Melatonin receptors and ligands

The goal of the article is to provide a clearer understanding of how melatonin and its related analogs interact with melatonin receptors with the hope of developing important tools and agents of significant clinical and scientific importance. The review provides a compilation of the currently published melatonergic ligands and their relative affinities for melatonin receptors and discusses the importance of developing reversible, high-affinity, and subtype selective melatonin receptor antagonists. In addition, the review discusses the utility of developing high-affinity charged melatonergic ligands and irreversible ligands. Finally, the review discusses some of the problems associated with the current models used to study receptor pharmacology and function. As the availability of tools increases in the melatonin receptor field, a great body of knowledge is also gained about the structure of the melatonin receptor and the role that specific melatonin receptor subtypes have in physiologic processes. Further design, synthesis, and application of melatonergic ligands will lead us to a clearer understanding of the role that melatonin and its receptors play in humans.

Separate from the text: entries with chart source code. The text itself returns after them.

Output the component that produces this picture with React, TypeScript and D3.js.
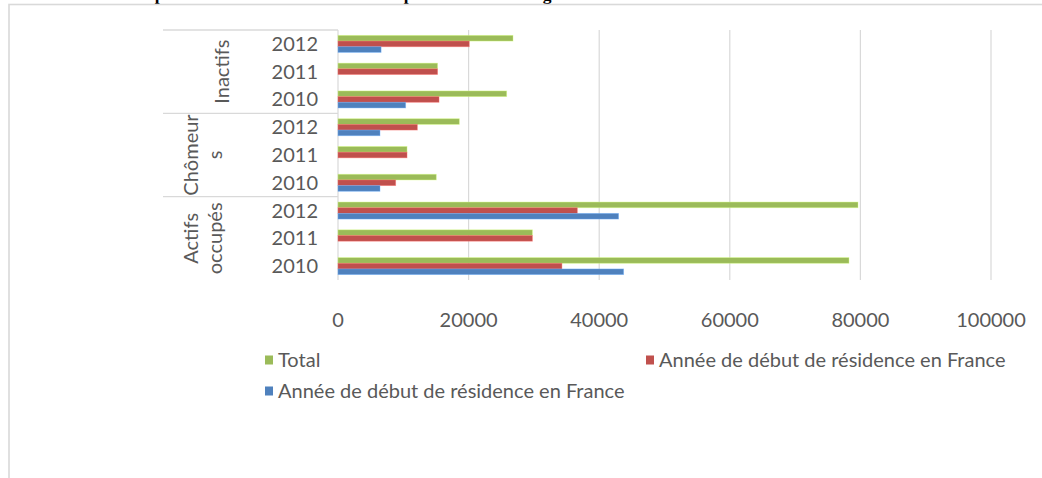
import React from "react";
import * as d3 from "d3";

// ---- data ----
const groups = ["Actifs occupés", "Chômeurs", "Inactifs"];
const groupLabelLines = [["Actifs", "occupés"], ["Chômeur", "s"], ["Inactifs"]];
const years = ["2010", "2011", "2012"];
// order: Actifs 2010,2011,2012, Chômeurs 2010,2011,2012, Inactifs 2010,2011,2012
const totalValues = [78250, 29770, 79630, 15050, 10570, 18580, 25830, 15250, 26800];
const redValues = [34290, 29770, 36650, 8830, 10570, 12150, 15470, 15250, 20100];
const blueValues: (number | null)[] = [43740, null, 42970, 6430, null, 6430, 10360, null, 6600];
const xTicks = [0, 20000, 40000, 60000, 80000, 100000];
const seriesNames = ["Total", "Année de début de résidence en France", "Année de début de résidence en France"];
const seriesColors = ["#9BBB59", "#C0504D", "#4F81BD"];
const title = "Tableau 3 : Répartition des actifs et des inactifs par année selon l'âge";

const W = 1042;
const H = 478;
const FONT = "Lato, 'Open Sans', sans-serif";
const TEXT = "#595959";
const GRID = "#d9d9d9";

export default function App() {
  const left = 338;
  const right = 991;
  const top = 30;
  const bottom = 280;
  const x = d3.scaleLinear().domain([0, 100000]).range([left, right]);

  const keys: string[] = [];
  groups.forEach((g) => years.forEach((y) => keys.push(g + "|" + y)));
  const yBand = d3.scaleBand<string>().domain(keys).range([bottom, top]).padding(0);
  const bw = yBand.bandwidth();
  const inner = d3
    .scaleBand<number>()
    .domain([0, 1, 2])
    .range([(bw - 17) / 2, (bw + 17) / 2])
    .padding(0);

  const series = [totalValues, redValues, blueValues];

  const groupSpan = groups.map((g) => {
    const ys = years.map((y) => yBand(g + "|" + y)!);
    const y0 = d3.min(ys)!;
    const y1 = d3.max(ys)! + bw;
    return [y0, y1];
  });

  return (
    <div style={{ position: "absolute", left: 0, top: 0 }}>
      <svg width={W} height={H} style={{ display: "block", background: "#fff" }}>
        <text
          x={47}
          y={-0.5}
          fontFamily="'Liberation Serif', 'Times New Roman', serif"
          fontWeight="bold"
          fontSize={17.5}
          fill="#000"
        >
          {title}
        </text>
        {/* chart frame */}
        <rect x={9} y={4.5} width={1100} height={600} fill="none" stroke={GRID} strokeWidth={1.6} />

        {/* gridlines */}
        {xTicks.map((t) => (
          <line key={"g" + t} x1={x(t)} x2={x(t)} y1={top} y2={bottom} stroke={GRID} strokeWidth={1.2} />
        ))}

        {/* category axis boundaries */}
        {[top, ...groupSpan.map((s) => s[0])].map((yy, i) => (
          <line key={"b" + i} x1={163} x2={left} y1={yy} y2={yy} stroke={GRID} strokeWidth={1.2} />
        ))}

        {/* bars */}
        {keys.map((k, i) =>
          series.map((vals, si) => {
            const v = vals[i];
            if (v == null) return null;
            const c = seriesColors[si];
            return (
              <rect
                key={k + si}
                x={x(0)}
                y={yBand(k)! + inner(si)!}
                width={x(v) - x(0)}
                height={inner.bandwidth()}
                fill={c}
                stroke={d3.color(c)!.brighter(0.9).formatHex()}
                strokeOpacity={0.5}
                strokeWidth={0.8}
              />
            );
          })
        )}

        {/* year labels */}
        {keys.map((k) => (
          <text
            key={"yl" + k}
            x={318}
            y={yBand(k)! + bw / 2 + 7}
            textAnchor="end"
            fontFamily={FONT}
            fontSize={20}
            fill={TEXT}
          >
            {k.split("|")[1]}
          </text>
        ))}

        {/* group labels (rotated) */}
        {groupLabelLines.map((lines, gi) => {
          const cy = (groupSpan[gi][0] + groupSpan[gi][1]) / 2;
          const x0 = lines.length === 1 ? 222 : 191;
          return (
            <g key={"gl" + gi} transform={`translate(${x0},${cy}) rotate(-90)`}>
              {lines.map((ln, li) => (
                <text
                  key={li}
                  x={0}
                  y={li * 24}
                  dy="0.35em"
                  textAnchor="middle"
                  fontFamily={FONT}
                  fontSize={20}
                  fill={TEXT}
                >
                  {ln}
                </text>
              ))}
            </g>
          );
        })}

        {/* x tick labels */}
        {xTicks.map((t) => (
          <text
            key={"t" + t}
            x={x(t)}
            y={327}
            textAnchor="middle"
            fontFamily={FONT}
            fontSize={20}
            fill={TEXT}
          >
            {String(t)}
          </text>
        ))}

        {/* legend */}
        {[
          { si: 0, lx: 265, ly: 360 },
          { si: 1, lx: 646, ly: 360 },
          { si: 2, lx: 265, ly: 391 },
        ].map(({ si, lx, ly }) => (
          <g key={"lg" + si}>
            <rect x={lx} y={ly - 4.5} width={8} height={9} fill={seriesColors[si]} />
            <text x={lx + 13} y={ly + 7} fontFamily={FONT} fontSize={20} fill={TEXT}>
              {seriesNames[si]}
            </text>
          </g>
        ))}
      </svg>
    </div>
  );
}
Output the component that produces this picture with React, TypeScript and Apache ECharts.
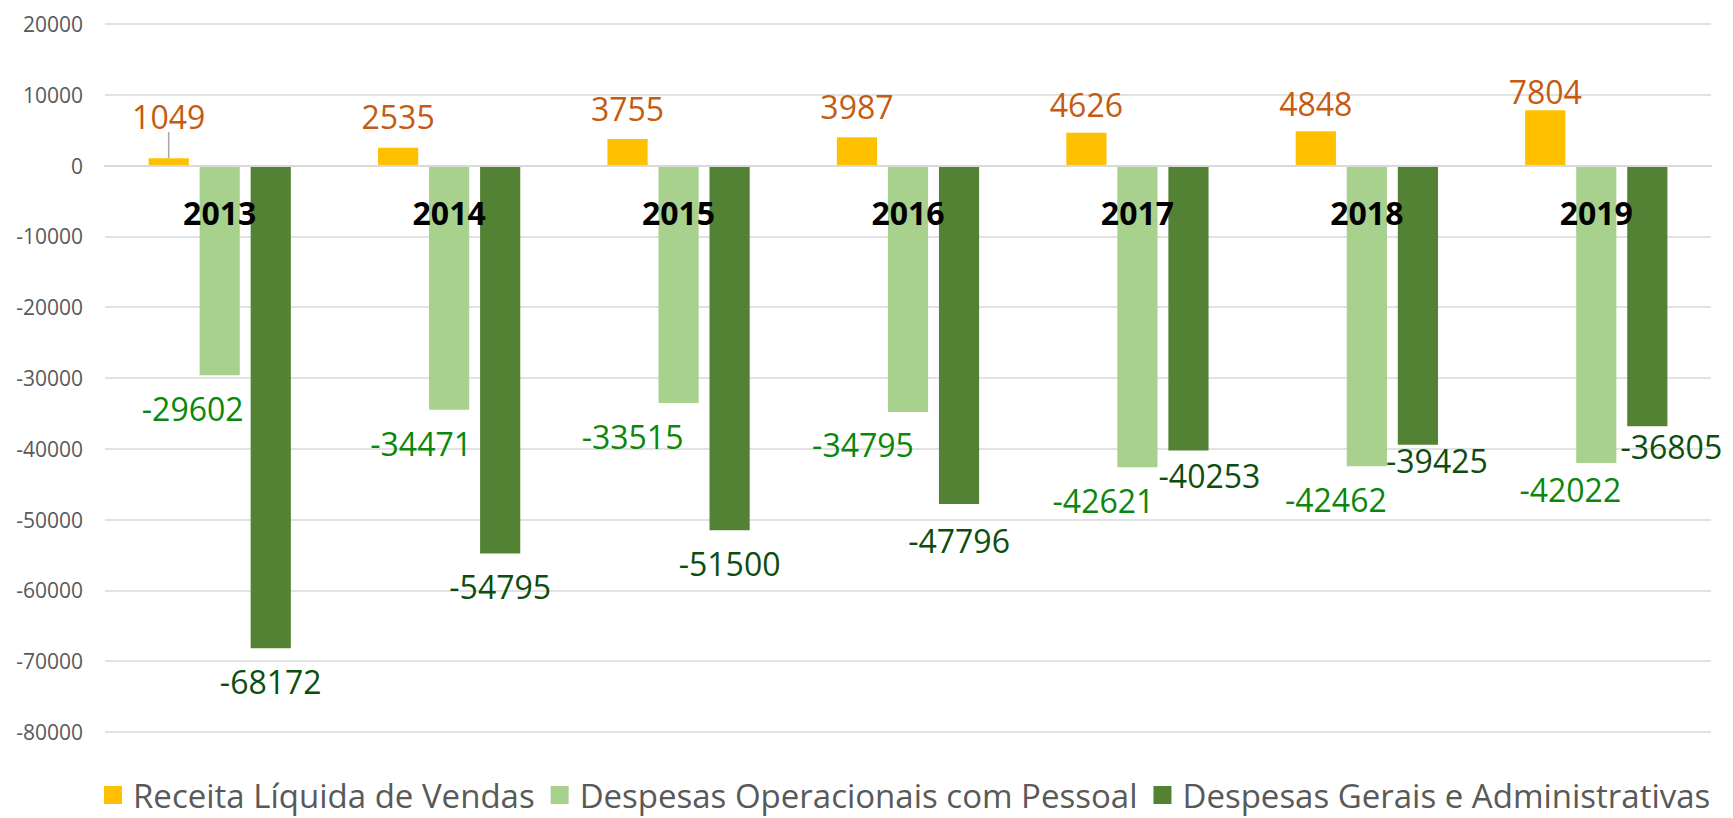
import React, { useEffect, useRef } from "react";
import * as echarts from "echarts";

const categories = ["2013", "2014", "2015", "2016", "2017", "2018", "2019"];
const receita = [1049, 2535, 3755, 3987, 4626, 4848, 7804];
const despPessoal = [-29602, -34471, -33515, -34795, -42621, -42462, -42022];
const despGerais = [-68172, -54795, -51500, -47796, -40253, -39425, -36805];
const seriesNames = [
  "Receita Líquida de Vendas",
  "Despesas Operacionais com Pessoal",
  "Despesas Gerais e Administrativas",
];
const yTicks = { min: -80000, max: 20000, interval: 10000 };

// label nudges (style only, as in the reference where labels were moved by hand)
const receitaLabelDy = [-11, 0, 0, 0, 3, 3, 12];
const pessoalLabelDx = [-27, -28, -46, -45, -34, -31, -26];
const pessoalLabelDy = [0, 1, 1, 0, 0, 0, -7];
const geraisLabelDx = [0, 0, 0, 0, 21, 19, 24];
const geraisLabelDy = [0, 0, 0, 4, -8, -17, -13];

const FONT = "'Open Sans', sans-serif";
const GRID = { left: 105, right: 22, top: 24, bottom: 86 };
const HEIGHT = 818;

export default function App() {
  const ref = useRef<HTMLDivElement>(null);
  useEffect(() => {
    document.body.style.margin = "0";
    const chart = echarts.init(ref.current!, null, { renderer: "svg" });
    const labelBase = { show: true, fontSize: 32, fontFamily: FONT };
    const gridH = HEIGHT - GRID.top - GRID.bottom;
    const zeroOffset = -gridH * (0 - yTicks.min) / (yTicks.max - yTicks.min);
    chart.setOption({
      animation: false,
      backgroundColor: "#ffffff",
      textStyle: { fontFamily: FONT },
      grid: { ...GRID, containLabel: false },
      legend: {
        top: 772,
        left: 99,
        icon: "rect",
        itemWidth: 18,
        itemHeight: 18,
        itemGap: 16,
        textStyle: {
          fontSize: 33,
          lineHeight: 36,
          color: "#595959",
          fontFamily: FONT,
          padding: [0, 0, 0, 6],
        },
        data: seriesNames,
      },
      xAxis: {
        type: "category",
        data: categories,
        position: "bottom",
        offset: zeroOffset,
        z: 10,
        axisLine: { onZero: false, lineStyle: { color: "#D9D9D9", width: 2 } },
        axisTick: { show: false },
        axisLabel: {
          margin: 31,
          fontSize: 32,
          fontWeight: "bold",
          color: "#000000",
          fontFamily: FONT,
        },
      },
      yAxis: {
        type: "value",
        min: yTicks.min,
        max: yTicks.max,
        interval: yTicks.interval,
        axisLine: { show: false },
        axisTick: { show: false },
        splitLine: { lineStyle: { color: "#D9D9D9", width: 1.5 } },
        axisLabel: {
          margin: 22,
          fontSize: 21,
          color: "#595959",
          fontFamily: FONT,
          formatter: (v: number) => String(v),
        },
      },
      series: [
        {
          name: seriesNames[0],
          type: "bar",
          barCategoryGap: "38%",
          barGap: "27%",
          itemStyle: { color: "#FFC000" },
          data: receita.map((v, i) =>
            i === 0
              ? { value: v, labelLine: { show: true, lineStyle: { color: "#A6A6A6", width: 1.5 } } }
              : v
          ),
          label: { ...labelBase, position: "top", distance: 15, color: "#C55A11" },
          labelLayout: (p: any) => ({ dy: receitaLabelDy[p.dataIndex] }),
        },
        {
          name: seriesNames[1],
          type: "bar",
          barCategoryGap: "38%",
          barGap: "27%",
          itemStyle: { color: "#A9D18E" },
          data: despPessoal,
          label: { ...labelBase, position: "bottom", distance: 17, color: "#0B870B" },
          labelLayout: (p: any) => ({
            dx: pessoalLabelDx[p.dataIndex],
            dy: pessoalLabelDy[p.dataIndex],
          }),
        },
        {
          name: seriesNames[2],
          type: "bar",
          barCategoryGap: "38%",
          barGap: "27%",
          itemStyle: { color: "#548235" },
          data: despGerais,
          label: { ...labelBase, position: "bottom", distance: 17, color: "#0D4D0D" },
          labelLayout: (p: any) => ({
            dx: geraisLabelDx[p.dataIndex],
            dy: geraisLabelDy[p.dataIndex],
          }),
        },
      ],
    });
    return () => chart.dispose();
  }, []);
  return (
    <div
      ref={ref}
      style={{ position: "absolute", left: 0, top: 0, width: 1733, height: HEIGHT }}
    />
  );
}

Mutagenesis of human Mel1a melatonin receptor expressed in yeast reveals domains important for receptor function

A yeast functional colorimetric assay was employed to test the effects of site-directed point mutations on the function of the human Mel1a melatonin receptor. Seven mutants were created in transmembrane domains III, V, and VII of the receptor to test the rhodopsin-based model of melatonin recognition. Two mutants in transmembrane domains III and VI were created to investigate the mechanisms of G protein activation in the melatonin receptor. Mutations in transmembrane domain V either potentiated agonist efficiencies (H195A) or totally abolished all responses to tested compounds (V192T+H195A). Mutation N124A in the conserved NRY motif in the end of transmembrane domain III seriously impaired receptor activation. Several mutants were found to have decreased ability to activate functional responses, reflecting the importance of these residues for receptor function. These data also suggest that activation of the receptor involves interaction of the 5-methoxy group of melatonin with the conserved histidine H195 in transmembrane domain V.